Open mjunek opened 1 year ago

mjunek commented 1 year ago

xLights is licensed under the GNU Public License version 3 (GPLv3).

This requires that any derivative software be made available under the same license terms that was granted. Additional restrictions cannot be placed upon the recipient of the software by the publisher. It also requires that a copy of the GPL license text be made available with every copy that is published.

The Mac version of xLights is published by a third party on the Apple App Store. The publishing on the App Store is a problem for a few reasions:

Whilst it is possible to do these things through a 3rd party means - going to Github, etc - the key here is that these conditions of the original software license MUST be provided as part of the grant of license - which is through the download of the software on the App Store.

The above can be corrected by providing the correct license agreement via the App Store, however there have been some high-profile pieces of software removed from the App Store as they attempted to have Apple change their App Store terms, and Apple refused to budge.

Therefore, if Apple is unwilling to accept the GPLv3 for the Mac version of xLights, I think it is prudent to remove it the App Store, and distribute it as a downloadable DMG or similar. This then keeps all released versions in line with the license agreement that all users and publishers of xLights and its derivitives are bound by.
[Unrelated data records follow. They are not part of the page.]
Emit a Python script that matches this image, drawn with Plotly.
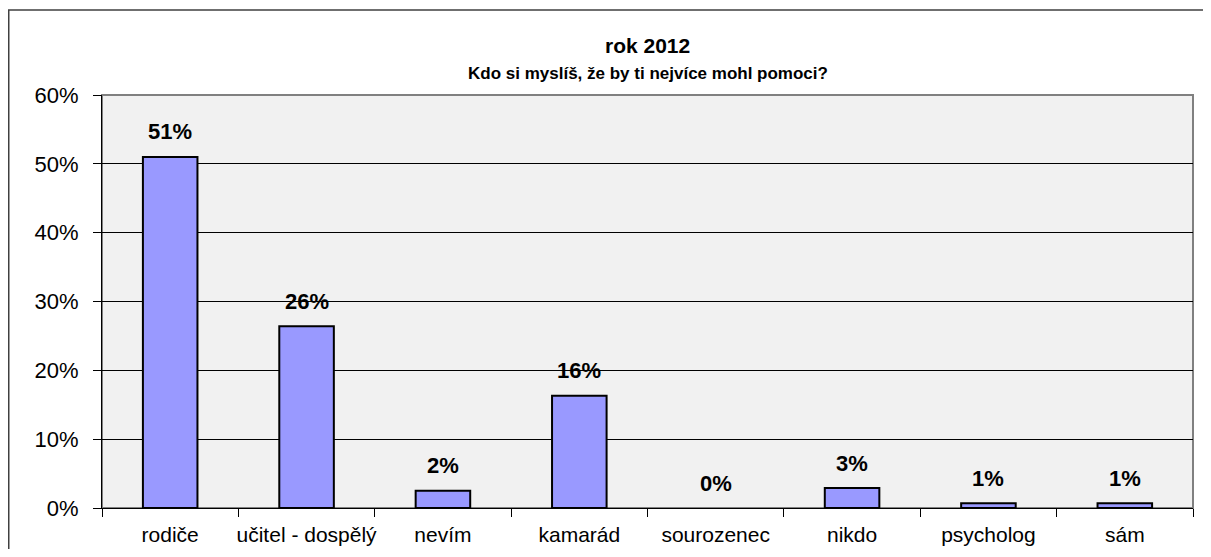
import plotly.graph_objects as go

# Kdo si myslíš, že by ti nejvíce mohl pomoci? (rok 2012)
categories = ["rodiče", "učitel - dospělý", "nevím", "kamarád", "sourozenec", "nikdo", "psycholog", "sám"]
shares = [0.510, 0.264, 0.025, 0.163, 0.0, 0.029, 0.007, 0.007]
labels = ["51%", "26%", "2%", "16%", "0%", "3%", "1%", "1%"]

FONT = "Liberation Sans, Arial, sans-serif"

fig = go.Figure()
fig.add_trace(go.Bar(
    x=categories,
    y=shares,
    marker=dict(color="#9999FF",
                line=dict(color="black", width=[2 if v > 0 else 0 for v in shares])),
))

# value labels float a little above each bar
for cat, val, lab in zip(categories, shares, labels):
    fig.add_annotation(x=cat, y=val, text="<b>" + lab + "</b>", showarrow=False,
                       yanchor="middle", yshift=25,
                       font=dict(family=FONT, size=22, color="black"))

# page body has an 8px margin, so figure coords = page coords - 8
# plot area at page x 102..1193, y 95..508
L, T = 94, 87
W, H = 1195, 541
R, B = W - 1185, H - 500
pw, ph = W - L - R, H - T - B

fig.add_annotation(text="<b>rok 2012</b>", xref="paper", yref="paper", x=0.5, y=(500 - 37) / ph,
                   showarrow=False, font=dict(size=21), xanchor="center", yanchor="middle")
fig.add_annotation(text="<b>Kdo si myslíš, že by ti nejvíce mohl pomoci?</b>", xref="paper", yref="paper",
                   x=0.5, y=(500 - 65) / ph, showarrow=False, font=dict(size=17),
                   xanchor="center", yanchor="middle")

fig.update_layout(
    width=W,
    height=H,
    margin=dict(l=L, r=R, t=T, b=B),
    paper_bgcolor="white",
    plot_bgcolor="#F1F1F1",
    bargap=0.6,
    showlegend=False,
    font=dict(family=FONT, color="black"),
    shapes=[
        # outer chart frame
        dict(type="rect", xref="paper", yref="paper",
             x0=(0.75 - L) / pw, x1=(1205 - L) / pw, y0=-0.3, y1=(500 - 2) / ph,
             line=dict(color="#404040", width=1.5), layer="below"),
        # plot area border
        dict(type="rect", xref="paper", yref="paper", x0=0, x1=1, y0=0, y1=1,
             line=dict(color="#808080", width=2), layer="below"),
    ],
)

fig.update_xaxes(
    showgrid=False, automargin=False, tickangle=0,
    showline=True, linecolor="black", linewidth=1,
    ticks="outside", tickson="boundaries", ticklen=8, tickcolor="black",
    tickfont=dict(size=21), ticklabelstandoff=8,
)
fig.update_yaxes(
    range=[0, 0.6], dtick=0.1, tickformat=".0%", automargin=False,
    showgrid=True, gridcolor="black", gridwidth=1,
    showline=True, linecolor="black", linewidth=1,
    ticks="outside", ticklen=8, tickcolor="black",
    tickfont=dict(size=22), zeroline=False, ticklabelstandoff=10,
)

fig.write_html("out.html")
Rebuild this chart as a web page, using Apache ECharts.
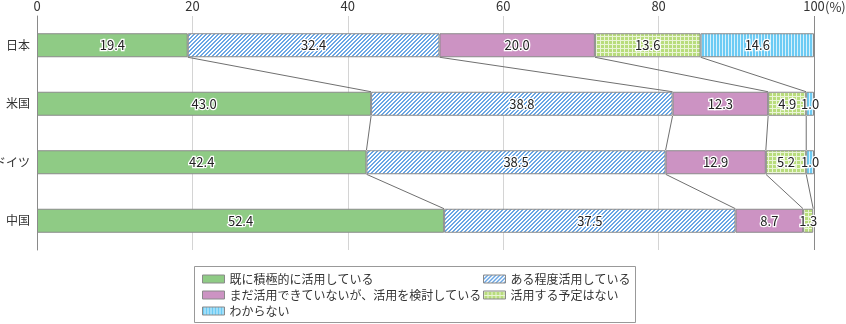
<!DOCTYPE html>
<html>
<head>
<meta charset="utf-8">
<script src="https://cdn.jsdelivr.net/npm/echarts@6/dist/echarts.min.js"></script>
<style>
  html, body { margin: 0; padding: 0; background: #fff; }
  #chart { width: 846px; height: 324px; }
</style>
</head>
<body>
<div id="chart"></div>
<script>
// Countries (top to bottom)
const categories = ['日本', '米国', 'ドイツ', '中国'];

// Share of respondents per answer (%)
const activeUse   = [19.4, 43.0, 42.4, 52.4];
const someUse     = [32.4, 38.8, 38.5, 37.5];
const considering = [20.0, 12.3, 12.9, 8.7];
const noPlan      = [13.6, 4.9, 5.2, 1.3];
const unknown     = [14.6, 1.0, 1.0, 0];

const seriesNames = [
  '既に積極的に活用している',
  'ある程度活用している',
  'まだ活用できていないが、活用を検討している',
  '活用する予定はない',
  'わからない'
];
const xTicks = [0, 20, 40, 60, 80, 100];

const FONT = '"Noto Sans CJK JP", "Noto Sans", sans-serif';

// --- fill patterns ---
function makeTile(w, h, draw) {
  const c = document.createElement('canvas');
  c.width = w; c.height = h;
  draw(c.getContext('2d'));
  return { image: c, repeat: 'repeat' };
}
// "/" hatching: blue on white
const diagBlue = makeTile(4, 4, g => {
  g.fillStyle = '#ffffff'; g.fillRect(0, 0, 4, 4);
  g.fillStyle = '#6aa6e4';
  for (let y = 0; y < 4; y++) {
    g.fillRect((3 - y + 4) % 4, y, 1, 1);
    g.fillRect((4 - y + 4) % 4, y, 1, 1);
  }
});
const gridGreen = makeTile(4, 4, g => {
  g.fillStyle = '#b8dc7c'; g.fillRect(0, 0, 4, 4);
  g.fillStyle = '#eaf5d6';
  g.fillRect(0, 0, 4, 1);
  g.fillRect(0, 0, 1, 4);
});
const vertCyan = makeTile(3, 3, g => {
  g.fillStyle = '#6ccbf4'; g.fillRect(0, 0, 3, 3);
  g.fillStyle = '#d6f1fc'; g.fillRect(2, 0, 1, 3);
});

const fills = ['#8fcb85', diagBlue, '#cc93c3', gridGreen, vertCyan];
const values = [activeUse, someUse, considering, noPlan, unknown];

// cumulative boundaries per country, used for the connector lines
const cum = categories.map((_, i) => {
  let s = 0;
  return values.map(v => (s += v[i], +s.toFixed(1)));
});
const connectorData = [];
for (let i = 0; i < categories.length - 1; i++) {
  for (let k = 0; k < 4; k++) {
    connectorData.push([cum[i][k], i, cum[i + 1][k]]);
  }
}

const BAR_W = 24;

const barSeries = seriesNames.map((name, s) => ({
  name,
  type: 'bar',
  stack: 'total',
  barWidth: BAR_W,
  data: values[s].map(v => (v > 0 ? v : null)),
  itemStyle: { color: fills[s], borderColor: '#8a8a8a', borderWidth: 1 },
  label: {
    show: true,
    position: 'inside',
    formatter: p => p.value.toFixed(1),
    color: '#222',
    fontFamily: FONT,
    fontSize: 13,
    textBorderColor: '#fff',
    textBorderWidth: 2.5
  },
  emphasis: { disabled: true },
  z: 3
}));

const connectors = {
  type: 'custom',
  name: 'connector',
  coordinateSystem: 'cartesian2d',
  encode: { x: 0, y: 1 },
  data: connectorData,
  silent: true,
  z: 2,
  renderItem(params, api) {
    const row = api.value(1);
    const p1 = api.coord([api.value(0), row]);
    const p2 = api.coord([api.value(2), row + 1]);
    return {
      type: 'line',
      shape: { x1: p1[0], y1: p1[1] + BAR_W / 2, x2: p2[0], y2: p2[1] - BAR_W / 2 },
      style: { stroke: '#707070', lineWidth: 1 }
    };
  }
};

const chart = echarts.init(document.getElementById('chart'), null, { renderer: 'canvas' });

const legendText = { fontFamily: FONT, fontSize: 12, color: '#333', lineHeight: 14 };
const legendCommon = {
  orient: 'vertical',
  icon: 'rect',
  itemWidth: 22,
  itemHeight: 8,
  itemGap: 2,
  padding: 0,
  selectedMode: false,
  textStyle: legendText,
  itemStyle: { borderColor: '#8a8a8a', borderWidth: 1 }
};

chart.setOption({
  animation: false,
  backgroundColor: '#fff',
  textStyle: { fontFamily: FONT },
  grid: { left: 37, right: 32, top: 16, bottom: 74, containLabel: false, outerBoundsMode: 'none' },
  xAxis: {
    type: 'value',
    position: 'top',
    min: xTicks[0],
    max: xTicks[xTicks.length - 1],
    interval: 20,
    axisLine: { show: false },
    axisTick: { show: false },
    axisLabel: { color: '#333', fontSize: 13, fontFamily: FONT, margin: 3 },
    splitLine: {
      show: true,
      lineStyle: { color: ['#8a8a8a', '#d4d4d4', '#d4d4d4', '#d4d4d4', '#d4d4d4', '#8a8a8a'], width: 1 }
    }
  },
  yAxis: {
    type: 'category',
    data: categories,
    inverse: true,
    axisLine: { show: true, lineStyle: { color: '#8a8a8a' } },
    axisTick: { show: false },
    axisLabel: { color: '#333', fontSize: 12, fontFamily: FONT, margin: 7 }
  },
  legend: [
    Object.assign({ left: 202, top: 272, data: [seriesNames[0], seriesNames[2], seriesNames[4]] }, legendCommon),
    Object.assign({ left: 483, top: 272, data: [seriesNames[1], seriesNames[3]] }, legendCommon)
  ],
  graphic: [
    {
      type: 'rect',
      shape: { x: 194.5, y: 266.5, width: 441, height: 56 },
      style: { fill: 'none', stroke: '#999', lineWidth: 1 },
      silent: true
    },
    {
      type: 'text',
      left: 825,
      top: 1,
      style: { text: '(%)', fontFamily: FONT, fontSize: 13, fill: '#333' }
    }
  ],
  series: [...barSeries, connectors]
});
</script>
</body>
</html>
computergeek1507 commented 1 year ago

"xLights" is not a legal entity, there is no xLights LLC or anything. I personally don't understand who have legal right over the code, most Open Source project I am part of have a LLC or private organization that manages trademarks, licenses, and contributor agreements. Recent talk about removal of code I have contributed makes me want to know who have the overall rights over the code base. I don't like the idea of developers removing code from an "open source" project because of personal differences.